The punchline to the old joke about how to make love to a porcupine is ‘carefully’. And you give the same answer if someone asks you how to bring officiating technology into sport.
And while the robots aren’t quite trundling across the diamond, they have arrived.
Major League Baseball’s Automated Ball-Strike Challenge System lands this season as the sport’s answer to a question it has been circling for years: how do you bring accuracy into officiating? And guess how they are doing it…
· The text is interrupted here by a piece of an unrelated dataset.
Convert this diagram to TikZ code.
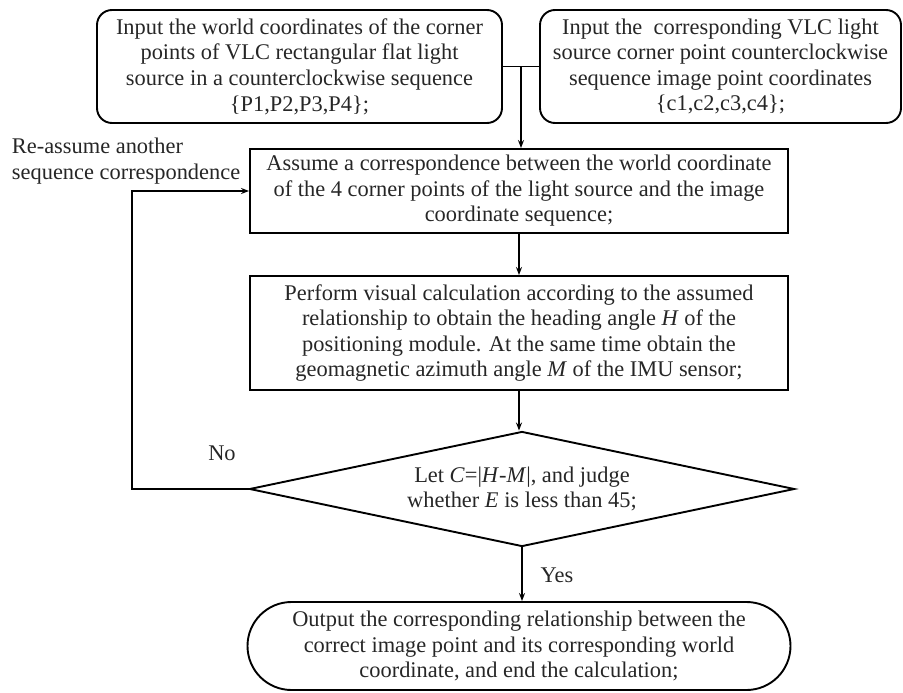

To say carefully is not the same as saying tentatively. Umpires continue to call balls and strikes exactly as they always have. Nothing will change at the point of delivery but what does change is what happens next; pitchers, catchers, and batters can now formally challenge a call, triggering a real-time review powered by Hawk-Eye. This is not a new partnership, the stars at Sony have been responsible for the same multi-camera tracking technology that has been mapping pitches in MLB stadiums since 2014. Each team gets two challenges per game, with only incorrect ones reducing your challenge total.
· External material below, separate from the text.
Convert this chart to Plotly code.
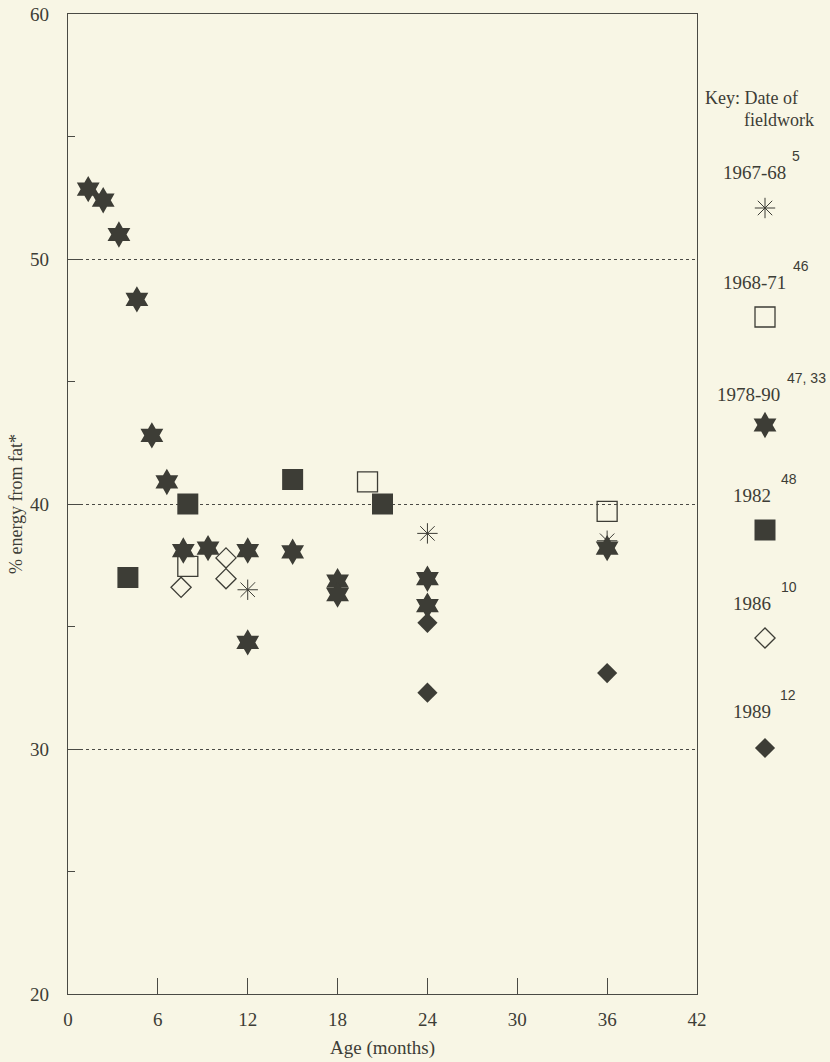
import plotly.graph_objects as go

# ---- data (age in months, % energy from fat) ----
ast_x = [12, 24, 36]
ast_y = [36.5, 38.8, 38.5]

osq_x = [8, 20, 36]
osq_y = [37.45, 40.9, 39.7]

star_x = [1.35, 2.35, 3.4, 4.6, 5.6, 6.6, 7.7, 9.35, 12, 12, 15, 18, 18, 24, 24, 36]
star_y = [52.85, 52.4, 51.0, 48.35, 42.8, 40.9, 38.1, 38.2, 38.1, 34.35, 38.05, 36.85, 36.3, 36.95, 35.85, 38.2]

fsq_x = [4, 8, 15, 21]
fsq_y = [37.0, 40.0, 41.0, 40.0]

odia_x = [7.55, 10.55, 10.55]
odia_y = [36.6, 37.8, 36.95]

fdia_x = [24, 24, 36]
fdia_y = [35.15, 32.3, 33.1]

x_ticks = [0, 6, 12, 18, 24, 30, 36, 42]
y_ticks = [20, 30, 40, 50, 60]

key_labels = ["1967-68", "1968-71", "1978-90", "1982", "1986", "1989"]
key_refs = ["5", "46", "47, 33", "48", "10", "12"]

# ---- styling ----
BG = "#f8f6e5"
INK = "#3d3d36"
LINE = "#4a4a44"
SERIF = "Liberation Serif"
SANS = "Liberation Sans"

W, H = 830, 1062
ML, MT, MB = 68, 14, 68
PLOT_R = 697  # pixel of right border of main plot
paper_w = W - ML
main_dom = (PLOT_R - ML) / paper_w

styles = [
    dict(symbol="asterisk-open", size=17, color=INK, line=dict(color=INK, width=1)),
    dict(symbol="square-open", size=20, color=INK, line=dict(color=INK, width=1.3)),
    dict(symbol="hexagram", size=20, color=INK, line=dict(width=0)),
    dict(symbol="square", size=21, color=INK, line=dict(width=0)),
    dict(symbol="diamond-open", size=15.5, color=INK, line=dict(color=INK, width=1.3)),
    dict(symbol="diamond", size=15.5, color=INK, line=dict(width=0)),
]
series = [(ast_x, ast_y), (osq_x, osq_y), (star_x, star_y),
          (fsq_x, fsq_y), (odia_x, odia_y), (fdia_x, fdia_y)]

fig = go.Figure()
for (sx, sy), st, lab in zip(series, styles, key_labels):
    fig.add_trace(go.Scatter(x=sx, y=sy, mode="markers", marker=st,
                             name=lab, showlegend=False, cliponaxis=False,
                             xaxis="x", yaxis="y"))

# key (drawn on a pixel-mapped overlay axis on the right)
key_marker_px = [208, 317, 425, 530, 638, 748]
key_label_px = [172, 282, 394, 495, 603, 711]
key_label_cx = [754, 754, 748, 752, 752, 752]
key_ref_x = [790, 791, 785, 779, 779, 778]
for st, my in zip(styles, key_marker_px):
    fig.add_trace(go.Scatter(x=[765], y=[my], mode="markers", marker=st,
                             showlegend=False, cliponaxis=False,
                             xaxis="x2", yaxis="y2"))

ann = []
ann.append(dict(x=703, y=98, xref="x2", yref="y2", text="Key: Date of",
                showarrow=False, xanchor="left", yanchor="middle",
                font=dict(family=SERIF, size=18, color=INK)))
ann.append(dict(x=742, y=120, xref="x2", yref="y2", text="fieldwork",
                showarrow=False, xanchor="left", yanchor="middle",
                font=dict(family=SERIF, size=18, color=INK)))
for lab, ref, ly, lx, rx in zip(key_labels, key_refs, key_label_px, key_label_cx, key_ref_x):
    ann.append(dict(x=lx, y=ly, xref="x2", yref="y2", text=lab,
                    showarrow=False, xanchor="center", yanchor="middle",
                    font=dict(family=SERIF, size=19, color=INK)))
    ann.append(dict(x=rx, y=ly - 16, xref="x2", yref="y2", text=ref,
                    showarrow=False, xanchor="left", yanchor="middle",
                    font=dict(family=SANS, size=14, color=INK)))

fig.update_layout(
    width=W, height=H,
    margin=dict(l=ML, r=0, t=MT, b=MB, pad=0, autoexpand=False),
    paper_bgcolor=BG, plot_bgcolor=BG,
    showlegend=False,
    annotations=ann,
    xaxis=dict(domain=[0, main_dom], range=[0, 42], tickvals=x_ticks,
               ticks="inside", ticklen=16, tickcolor=LINE, tickwidth=1,
               showline=True, linecolor=LINE, linewidth=1.3, mirror=True,
               showgrid=False, zeroline=False, automargin=False,
               tickfont=dict(family=SERIF, size=19, color=INK),
               ticklabelstandoff=8,
               title=dict(text="Age (months)", standoff=11,
                          font=dict(family=SERIF, size=19, color=INK))),
    yaxis=dict(range=[20, 60], tickvals=y_ticks,
               ticks="inside", ticklen=15, tickcolor=LINE, tickwidth=1,
               showline=True, linecolor=LINE, linewidth=1.3, mirror=True,
               showgrid=True, gridcolor=LINE, gridwidth=1, griddash="dot",
               zeroline=False, automargin=False,
               minor=dict(tickvals=[25, 35, 45, 55], ticks="inside", ticklen=7,
                          tickcolor=LINE, showgrid=False),
               tickfont=dict(family=SERIF, size=19, color=INK),
               ticklabelstandoff=14,
               title=dict(text="% energy from fat*", standoff=2,
                          font=dict(family=SERIF, size=18, color=INK))),
    xaxis2=dict(domain=[main_dom, 1], range=[PLOT_R, W], visible=False,
                anchor="y2", automargin=False),
    yaxis2=dict(domain=[0, 1], range=[H - MB, MT], visible=False,
                anchor="x2", automargin=False),
)

fig.write_html(
    "out.html",
    config={"displayModeBar": False},
    post_script=("document.body.style.margin='0';"
                 "document.body.style.background='" + BG + "';"
                 "document.documentElement.style.background='" + BG + "';"),
)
As with most successful forms of officiating tech, results are public. Reviews and the verdict will appear on stadium video boards and feeds directly into the broadcast with fans in the stands and at home seeing the same thing. That transparency is deliberate and provides it’s a visible, legible process playing out in real time.
Hawk-Eye is undoubtedly accurate enough to replace humans but the MLB has probably been sensitive to a few things. There have been some painful lessons learned in football, cricket, and tennis with elsewhere with wholesale introductions creating friction with players, fans, and those responsible for installation.
There are many moving parts to this type of step change and let’s not forget, some of the best theatre in baseball is the interaction between an aggrieved player and the umpire. The MLB enjoys a rich heritage which carries a lot of emotion, so keeping the robots behind the scenes for now might be smartest step in this smart tech move.